Plan for the anchor capabilities you will need as you grow. This includes reporting, reconciliation, and payout operations. It also includes educating customers on what payment facilitation as a service means and how it changes their onboarding. A little guidance up front saves support time later.
Embedded Payments For Platforms
Software platforms increasingly embed payments directly in their product flows. A booking tool can accept a deposit, a creator app can sell subscriptions, and a marketplace can split payouts between sellers automatically.
PayFacs enable these use cases with tokenization, saved payment methods, and programmable payout logic. Developers integrate once and can turn on features as the business evolves. Less glue code means faster launches and fewer edge-case failures.
The data benefits are real. Platforms can see how payments tie to product usage, churn, and lifetime value. With that insight, teams can test better pricing, smarter retries, and tailored offers at checkout.
Scaling Across Borders
Cross-border sales are a growth unlock for online brands. The challenge is localizing payments by country while keeping the experience simple. Customers expect to see familiar methods, local currency, and accurate tax handling.
PayFacs help by abstracting regional complexity. They offer local acquiring where possible, support popular wallets, and handle FX conversion and settlement. Merchants gain reach without building dozens of one-off connections.
Localization reduces false declines. Routing to the right acquirer and supporting local authentication methods lifts approval rates. In competitive categories, a few extra approvals per hundred transactions can move the needle.
Costs, Revenue, And Monetization
Payments have costs, but they create revenue opportunities. Platforms that act as or partner with a PayFac can share in processing economics, value-added services, or premium features like advanced fraud tools.
Transparent pricing is key. Merchants want to know effective rates, refund fees, and dispute costs up front. Clear, tiered plans aligned to volume and risk profiles keep trust high and churn low.
Better data and routing can lower costs.

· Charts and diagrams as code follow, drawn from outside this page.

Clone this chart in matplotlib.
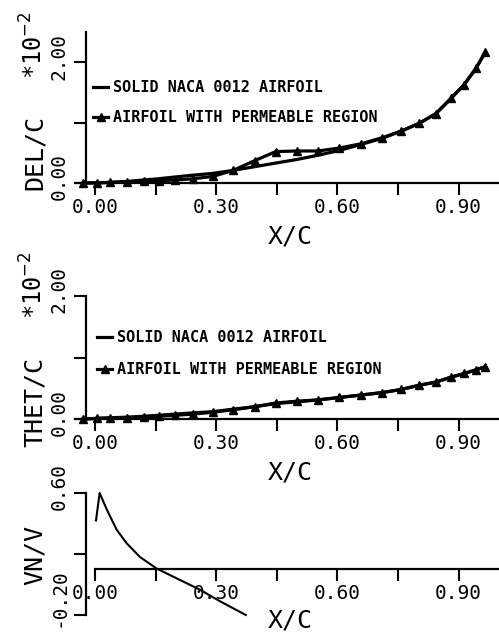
import matplotlib
matplotlib.use("Agg")
import matplotlib.pyplot as plt
from matplotlib.transforms import ScaledTranslation

plt.rcParams['font.family'] = ['DejaVu Sans Mono']
plt.rcParams['axes.unicode_minus'] = False

# x/c stations of the computed points
xc = [-0.03, 0.004, 0.037, 0.078, 0.12, 0.157, 0.198, 0.243, 0.292, 0.342,
      0.395, 0.447, 0.50, 0.552, 0.605, 0.659, 0.711, 0.758, 0.803, 0.844,
      0.881, 0.914, 0.943, 0.966]

# displacement thickness DEL/C (units of 1e-2)
del_solid = [0.0, 0.005, 0.01, 0.025, 0.05, 0.07, 0.10, 0.13, 0.16, 0.21,
             0.27, 0.33, 0.39, 0.46, 0.54, 0.64, 0.74, 0.86, 0.99, 1.15,
             1.40, 1.63, 1.90, 2.16]
del_perm = [0.0, 0.0, 0.01, 0.02, 0.03, 0.04, 0.05, 0.07, 0.11, 0.21,
            0.37, 0.52, 0.53, 0.53, 0.58, 0.65, 0.75, 0.86, 0.99, 1.15,
            1.40, 1.63, 1.90, 2.17]

# momentum thickness THET/C (units of 1e-2)
thet_solid = [0.0, 0.01, 0.02, 0.03, 0.045, 0.06, 0.08, 0.10, 0.12, 0.16,
              0.20, 0.25, 0.28, 0.31, 0.35, 0.39, 0.43, 0.48, 0.55, 0.60,
              0.68, 0.74, 0.80, 0.85]
thet_perm = [0.0, 0.01, 0.015, 0.02, 0.03, 0.045, 0.06, 0.08, 0.11, 0.15,
             0.20, 0.26, 0.29, 0.31, 0.35, 0.39, 0.43, 0.48, 0.55, 0.60,
             0.68, 0.74, 0.80, 0.85]

# normal velocity through the permeable region
vn_x = [0.002, 0.011, 0.029, 0.053, 0.078, 0.111, 0.152, 0.202, 0.26, 0.309, 0.373]
vn_v = [0.42, 0.60, 0.49, 0.36, 0.27, 0.18, 0.105, 0.04, -0.035, -0.11, -0.20]

x_ticks = [0.0, 0.15, 0.30, 0.45, 0.60, 0.75, 0.90]
x_labels = ['0.00', '', '0.30', '', '0.60', '', '0.90']

legend_names = ['SOLID NACA 0012 AIRFOIL', 'AIRFOIL WITH PERMEABLE REGION']

W, H = 499, 632
fig = plt.figure(figsize=(W / 100, H / 100), dpi=100)


def box(top, bottom):
    return [75 / W, 1 - bottom / H, 424 / W, (bottom - top) / H]


def fpos(x, y):
    return x / W, 1 - y / H


def style(ax, ylim, yticks, ylabels, shifts):
    ax.set_xlim(-0.05, 1.0)
    ax.set_ylim(*ylim)
    ax.spines['top'].set_visible(False)
    ax.spines['right'].set_visible(False)
    ax.spines['left'].set_position(('data', -0.023))
    for s in ('left', 'bottom'):
        ax.spines[s].set_linewidth(1.6)
    ax.set_xticks(x_ticks, x_labels)
    ax.set_yticks(yticks, ylabels)
    ax.tick_params(axis='x', direction='out', length=8.5, width=1.5, pad=2, labelsize=14)
    ax.tick_params(axis='y', direction='out', length=9, width=1.5, pad=3.5, labelsize=14,
                   labelrotation=90)
    # plotter put the y labels a little above their ticks
    for lab, dy in zip(ax.get_yticklabels(), shifts):
        lab.set_va('center')
        lab.set_transform(lab.get_transform() +
                          ScaledTranslation(0, dy / 100, fig.dpi_scale_trans))


leg_font = {'family': 'DejaVu Sans Mono', 'weight': 'bold', 'size': 10.9}

# ---- DEL/C
ax1 = fig.add_axes(box(32, 183))
style(ax1, (0, 2.5), [0, 1, 2], ['0.00', '', '2.00'], [6, 0, 6])
ax1.plot(xc, del_solid, color='black', lw=2.3, clip_on=False, label=legend_names[0])
ax1.plot(xc, del_perm, color='black', lw=2.3, marker='^', ms=5.5, clip_on=False,
         label=legend_names[1])
ax1.legend(loc='upper left', bbox_to_anchor=fpos(93, 80), bbox_transform=fig.transFigure,
           frameon=False, prop=leg_font, borderpad=0, borderaxespad=0, handlelength=1.0,
           handletextpad=0.35, labelspacing=1.0, numpoints=1)
fig.text(*fpos(35, 153), 'DEL/C', rotation=90, ha='center', va='center', fontsize=18)
fig.text(*fpos(34, 45), r'*10$^{-2}$', rotation=90, ha='center', va='center', fontsize=17)
fig.text(*fpos(290, 237), 'X/C', ha='center', va='center', fontsize=18)

# ---- THET/C
ax2 = fig.add_axes(box(296, 419))
style(ax2, (0, 2.0), [0, 1, 2], ['0.00', '', '2.00'], [6, 0, 6])
ax2.plot(xc, thet_solid, color='black', lw=2.3, clip_on=False, label=legend_names[0])
ax2.plot(xc, thet_perm, color='black', lw=2.3, marker='^', ms=5.5, clip_on=False,
         label=legend_names[1])
ax2.legend(loc='upper left', bbox_to_anchor=fpos(97, 330), bbox_transform=fig.transFigure,
           frameon=False, prop=leg_font, borderpad=0, borderaxespad=0, handlelength=1.0,
           handletextpad=0.35, labelspacing=1.13, numpoints=1)
fig.text(*fpos(35, 402), 'THET/C', rotation=90, ha='center', va='center', fontsize=18)
fig.text(*fpos(34, 285), r'*10$^{-2}$', rotation=90, ha='center', va='center', fontsize=17)
fig.text(*fpos(290, 472), 'X/C', ha='center', va='center', fontsize=18)

# ---- VN/V
ax3 = fig.add_axes(box(493, 615))
style(ax3, (-0.2, 0.6), [-0.2, 0.2, 0.6], ['-0.20', '', '0.60'], [17, 0, 7])
ax3.spines['bottom'].set_position(('data', 0.1))
ax3.spines['bottom'].set_bounds(0, 1.0)
ax3.plot(vn_x, vn_v, color='black', lw=1.5, clip_on=False)
fig.text(*fpos(35, 555), 'VN/V', rotation=90, ha='center', va='center', fontsize=18)
fig.text(*fpos(290, 621), 'X/C', ha='center', va='center', fontsize=18)

fig.savefig('out.png', dpi=100)
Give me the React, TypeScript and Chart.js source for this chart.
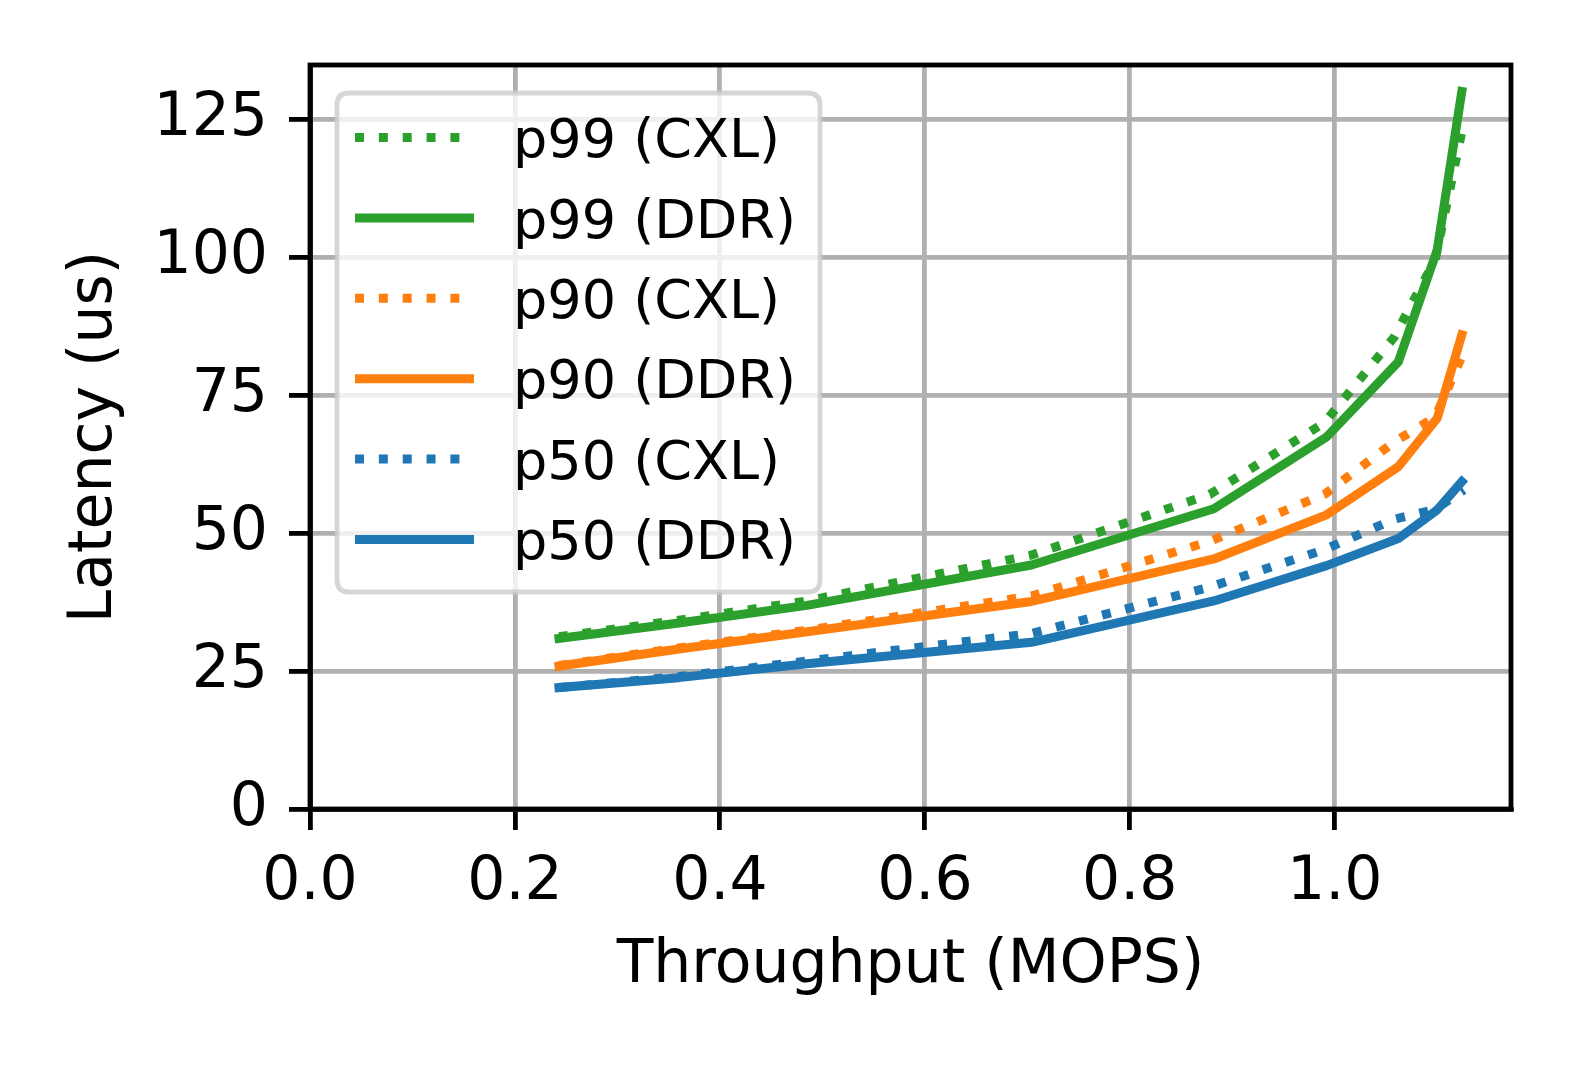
import React, { useEffect, useRef } from "react";
import { Chart, registerables } from "chart.js";

Chart.register(...registerables);

// ---- data ----
const ddrThroughput = [0.243, 0.36, 0.485, 0.704, 0.882, 0.992, 1.062, 1.1, 1.124];
const cxlThroughput = [0.243, 0.36, 0.485, 0.704, 0.878, 0.99, 1.058, 1.098, 1.126];

const p99Cxl = [31.2, 34.2, 37.7, 46.0, 57.0, 70.0, 85.5, 99.5, 124.5];
const p99Ddr = [30.9, 33.7, 36.9, 44.2, 54.4, 67.4, 81.0, 101.3, 130.0];
const p90Cxl = [26.0, 29.2, 32.4, 38.6, 48.5, 57.0, 66.5, 71.0, 82.8];
const p90Ddr = [25.9, 29.0, 32.1, 37.6, 45.3, 53.3, 62.0, 70.8, 85.9];
const p50Cxl = [22.0, 24.0, 26.8, 31.8, 40.2, 47.0, 52.5, 54.3, 57.8];
const p50Ddr = [22.0, 23.8, 26.3, 30.2, 37.7, 44.1, 49.0, 54.2, 59.3];

const seriesLabels = ["p99 (CXL)", "p99 (DDR)", "p90 (CXL)", "p90 (DDR)", "p50 (CXL)", "p50 (DDR)"];
const xTickValues = [0.0, 0.2, 0.4, 0.6, 0.8, 1.0];
const yTickValues = [0, 25, 50, 75, 100, 125];

const GREEN = "#2ca02c";
const ORANGE = "#ff7f0e";
const BLUE = "#1f77b4";
const FONT = "DejaVu Sans";
const FS = 60;
const LEGEND_FS = 54;
const LW = 9;
const DASH = [9, 14.85];

const toPoints = (xs: number[], ys: number[]) => ys.map((y, i) => ({ x: xs[i], y }));

const legendPlugin = {
  id: "mplLegend",
  afterDatasetsDraw(chart: any) {
    const { ctx, chartArea } = chart;
    // spines
    ctx.save();
    ctx.strokeStyle = "#000";
    ctx.lineWidth = 4.8;
    ctx.strokeRect(chartArea.left, chartArea.top, chartArea.right - chartArea.left, chartArea.bottom - chartArea.top);
    ctx.restore();
  },
  afterDraw(chart: any) {
    const { ctx } = chart;
    const bx = 337, by = 93, bw = 483, bh = 499, r = 12;
    ctx.save();
    ctx.beginPath();
    ctx.moveTo(bx + r, by);
    ctx.lineTo(bx + bw - r, by);
    ctx.quadraticCurveTo(bx + bw, by, bx + bw, by + r);
    ctx.lineTo(bx + bw, by + bh - r);
    ctx.quadraticCurveTo(bx + bw, by + bh, bx + bw - r, by + bh);
    ctx.lineTo(bx + r, by + bh);
    ctx.quadraticCurveTo(bx, by + bh, bx, by + bh - r);
    ctx.lineTo(bx, by + r);
    ctx.quadraticCurveTo(bx, by, bx + r, by);
    ctx.closePath();
    ctx.fillStyle = "rgba(255,255,255,0.8)";
    ctx.fill();
    ctx.strokeStyle = "rgba(204,204,204,0.8)";
    ctx.lineWidth = 4.8;
    ctx.stroke();

    const ds = chart.data.datasets;
    const rowY0 = 137.5;
    const rowStep = 80.4;
    for (let i = 0; i < ds.length; i++) {
      const y = rowY0 + i * rowStep;
      ctx.beginPath();
      ctx.strokeStyle = ds[i].borderColor;
      ctx.lineWidth = LW;
      ctx.lineCap = "butt";
      ctx.setLineDash(ds[i].borderDash || []);
      ctx.moveTo(355, y);
      ctx.lineTo(474, y);
      ctx.stroke();
      ctx.setLineDash([]);
      ctx.fillStyle = "#000";
      ctx.font = `${LEGEND_FS}px "${FONT}"`;
      ctx.textAlign = "left";
      ctx.textBaseline = "alphabetic";
      ctx.fillText(ds[i].label, 513, y + 0.3645 * LEGEND_FS);
    }
    ctx.restore();
  },
};

export default function App() {
  const canvasRef = useRef<HTMLCanvasElement | null>(null);

  useEffect(() => {
    document.body.style.margin = "0";
    const canvas = canvasRef.current;
    if (!canvas) return;
    const colors = [GREEN, GREEN, ORANGE, ORANGE, BLUE, BLUE];
    const values = [p99Cxl, p99Ddr, p90Cxl, p90Ddr, p50Cxl, p50Ddr];
    const datasets = values.map((v, i) => {
      const isCxl = i % 2 === 0;
      return {
        label: seriesLabels[i],
        data: toPoints(isCxl ? cxlThroughput : ddrThroughput, v),
        borderColor: colors[i],
        backgroundColor: colors[i],
        borderWidth: LW,
        borderDash: isCxl ? DASH : [],
        borderCapStyle: isCxl ? "butt" : "square",
        borderJoinStyle: "round",
        pointRadius: 0,
        pointHoverRadius: 0,
        tension: 0,
        fill: false,
        order: values.length - i,
      };
    });

    const chart = new Chart(canvas, {
      type: "line",
      data: { datasets } as any,
      options: {
        animation: false,
        responsive: false,
        devicePixelRatio: 1,
        layout: { padding: { left: 0, top: 65, right: 68, bottom: 0 } },
        plugins: { legend: { display: false }, tooltip: { enabled: false } },
        scales: {
          x: {
            type: "linear",
            min: 0,
            max: 1.172,
            afterFit: (s: any) => {
              s.height = 257;
            },
            afterBuildTicks: (s: any) => {
              s.ticks = xTickValues.map((v) => ({ value: v }));
            },
            ticks: {
              includeBounds: false,
              stepSize: 0.2,
              padding: 17,
              color: "#000",
              font: { family: FONT, size: FS },
              maxRotation: 0,
              autoSkip: false,
              callback: (v: any) => Number(v).toFixed(1),
            },
            grid: {
              color: "#b0b0b0",
              lineWidth: 4.8,
              tickColor: "#000",
              tickLength: 21,
              tickWidth: 4.8,
            },
            border: { display: true, color: "#000", width: 4.8 },
            title: {
              display: true,
              text: "Throughput (MOPS)",
              color: "#000",
              font: { family: FONT, size: FS },
              padding: { top: 0, bottom: 64 },
            },
          },
          y: {
            type: "linear",
            min: 0,
            max: 134.8,
            afterFit: (s: any) => {
              s.width = 310;
            },
            afterBuildTicks: (s: any) => {
              s.ticks = yTickValues.map((v) => ({ value: v }));
            },
            ticks: {
              includeBounds: false,
              stepSize: 25,
              padding: 21,
              color: "#000",
              font: { family: FONT, size: FS },
              autoSkip: false,
              callback: (v: any) => String(v),
            },
            grid: {
              color: "#b0b0b0",
              lineWidth: 4.8,
              tickColor: "#000",
              tickLength: 21,
              tickWidth: 4.8,
            },
            border: { display: true, color: "#000", width: 4.8 },
            title: {
              display: true,
              text: "Latency (us)",
              color: "#000",
              font: { family: FONT, size: FS },
              padding: { top: 59, bottom: 0 },
            },
          },
        },
      } as any,
      plugins: [legendPlugin],
    });
    return () => chart.destroy();
  }, []);

  return (
    <div style={{ position: "absolute", left: 0, top: 0, width: 1579, height: 1066, background: "#fff" }}>
      <canvas ref={canvasRef} width={1579} height={1066} style={{ display: "block" }} />
    </div>
  );
}
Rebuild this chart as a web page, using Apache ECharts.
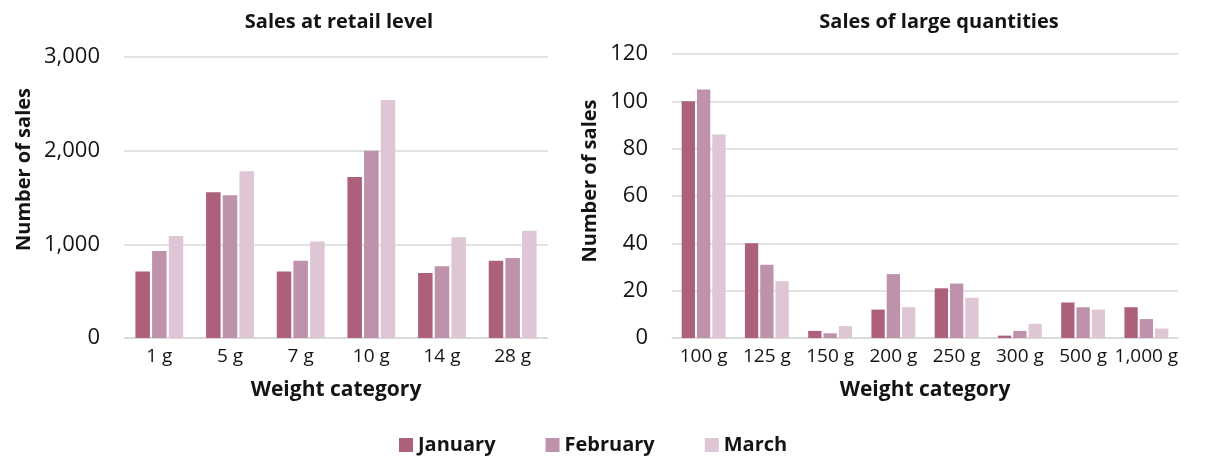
<!DOCTYPE html>
<html>
<head>
<meta charset="utf-8">
<script src="https://cdn.jsdelivr.net/npm/echarts@6/dist/echarts.min.js"></script>
<style>
  html, body { margin: 0; padding: 0; background: #ffffff; }
  #chart { width: 1209px; height: 457px; }
</style>
</head>
<body>
<div id="chart"></div>
<script>
// Retail-level sales by weight category
const retailCategories = ['1 g', '5 g', '7 g', '10 g', '14 g', '28 g'];
const retailJanuary  = [710, 1555, 710, 1720, 695, 825];
const retailFebruary = [930, 1525, 825, 2000, 765, 855];
const retailMarch    = [1090, 1780, 1030, 2540, 1075, 1145];

// Large-quantity sales by weight category
const bulkCategories = ['100 g', '125 g', '150 g', '200 g', '250 g', '300 g', '500 g', '1,000 g'];
const bulkJanuary  = [100, 40, 3, 12, 21, 1, 15, 13];
const bulkFebruary = [105, 31, 2, 27, 23, 3, 13, 8];
const bulkMarch    = [86, 24, 5, 13, 17, 6, 12, 4];

const seriesNames = ['January', 'February', 'March'];
const retailTicks = { min: 0, max: 3000, interval: 1000 };
const bulkTicks = { min: 0, max: 120, interval: 20 };

const colors = ['#ad607c', '#be92aa', '#dec6d4'];
const FONT = 'Open Sans';
const TEXT = '#141414';
const GRID_LINE = '#d9d9d9';

const chart = echarts.init(document.getElementById('chart'), null, { renderer: 'canvas' });

function valueAxis(idx, ticks, namePad, nameGap) {
  return {
    type: 'value',
    gridIndex: idx,
    min: ticks.min,
    max: ticks.max,
    interval: ticks.interval,
    name: 'Number of sales',
    nameLocation: 'middle',
    nameGap: nameGap,
    nameTextStyle: { fontFamily: FONT, fontWeight: 'bold', fontSize: 20, color: TEXT, padding: [0, 0, 0, namePad] },
    axisLine: { show: false },
    axisTick: { show: false },
    axisLabel: {
      fontFamily: FONT, fontSize: 22, color: TEXT, margin: 24,
      formatter: v => v.toLocaleString('en-US')
    },
    splitLine: { lineStyle: { color: GRID_LINE, width: 1.5 } }
  };
}

function categoryAxis(idx, cats) {
  return {
    type: 'category',
    gridIndex: idx,
    data: cats,
    name: 'Weight category',
    nameLocation: 'middle',
    nameGap: 42,
    nameTextStyle: { fontFamily: FONT, fontWeight: 'bold', fontSize: 21, color: TEXT },
    axisLine: { show: true, lineStyle: { color: GRID_LINE, width: 1.5 } },
    axisTick: { show: false },
    axisLabel: { fontFamily: FONT, fontSize: 19, color: TEXT, margin: 9, interval: 0 }
  };
}

function barSeries(name, data, axisIdx, color, width) {
  return {
    type: 'bar',
    name: name,
    data: data,
    xAxisIndex: axisIdx,
    yAxisIndex: axisIdx,
    barWidth: width,
    barGap: '15%',
    itemStyle: { color: color },
    emphasis: { disabled: true }
  };
}

chart.setOption({
  animation: false,
  backgroundColor: '#ffffff',
  title: [
    {
      text: 'Sales at retail level',
      left: 334, top: 7, textAlign: 'center',
      textStyle: { fontFamily: FONT, fontWeight: 'bold', fontSize: 20, color: TEXT }
    },
    {
      text: 'Sales of large quantities',
      left: 934, top: 7, textAlign: 'center',
      textStyle: { fontFamily: FONT, fontWeight: 'bold', fontSize: 20, color: TEXT }
    }
  ],
  legend: {
    data: seriesNames,
    left: 394,
    top: 430,
    itemWidth: 14,
    itemHeight: 14,
    itemGap: 50,
    icon: 'rect',
    textStyle: { fontFamily: FONT, fontWeight: 'bold', fontSize: 20, color: TEXT }
  },
  grid: [
    { left: 124, right: 661, top: 57, bottom: 119 },
    { left: 672, right: 31, top: 54, bottom: 119 }
  ],
  xAxis: [categoryAxis(0, retailCategories), categoryAxis(1, bulkCategories)],
  yAxis: [valueAxis(0, retailTicks, 56, 90), valueAxis(1, bulkTicks, 30, 72)],
  series: [
    barSeries(seriesNames[0], retailJanuary, 0, colors[0], 14.5),
    barSeries(seriesNames[1], retailFebruary, 0, colors[1], 14.5),
    barSeries(seriesNames[2], retailMarch, 0, colors[2], 14.5),
    barSeries(seriesNames[0], bulkJanuary, 1, colors[0], 13.3),
    barSeries(seriesNames[1], bulkFebruary, 1, colors[1], 13.3),
    barSeries(seriesNames[2], bulkMarch, 1, colors[2], 13.3)
  ]
});
</script>
</body>
</html>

Smart retries, network tokenization, and optimization by card type or market reduce interchange-like expenses and increase approvals. Small gains add up at scale.
Data, Reporting, And Operations
Revenue teams need clear dashboards showing authorization rates, refunds, disputes, and fees. PayFac platforms typically centralize these views so teams can act quickly when something looks off.
Finance needs reliable reconciliation. Payout schedules, fee breakdowns, and settlement timing should be easy to export. Consistent reporting reduces month-end crunch and audit pain.
Support teams benefit from self-serve tools. Let merchants update bank details, add users, and download statements without opening a ticket. Less friction equals happier customers.
Developer Experience And Extensibility
Strong docs and clean APIs reduce integration risk. SDKs for popular languages and mobile frameworks help teams ship faster with fewer bugs. Webhooks and event logs make it easier to debug real-world issues.
Security patterns matter. Tokenization, PCI scope reduction, and vaulting options should be straightforward. This is important for both compliance and user trust.
Think about extensibility from day one. As needs change, you may add new payment methods, loyalty programs, or invoicing flows. A modular architecture keeps these additions manageable.
Online commerce will not slow down, and neither will the complexity around payments. PayFac models give platforms a practical way to deliver smoother onboarding, better approvals, and cleaner operations. With the right approach, payments become a product advantage.
If you are building a marketplace or SaaS business, consider how deeply you want to own the payments layer. Start with the outcomes you need, test with a small group, and grow into the model that fits your scale and risk appetite.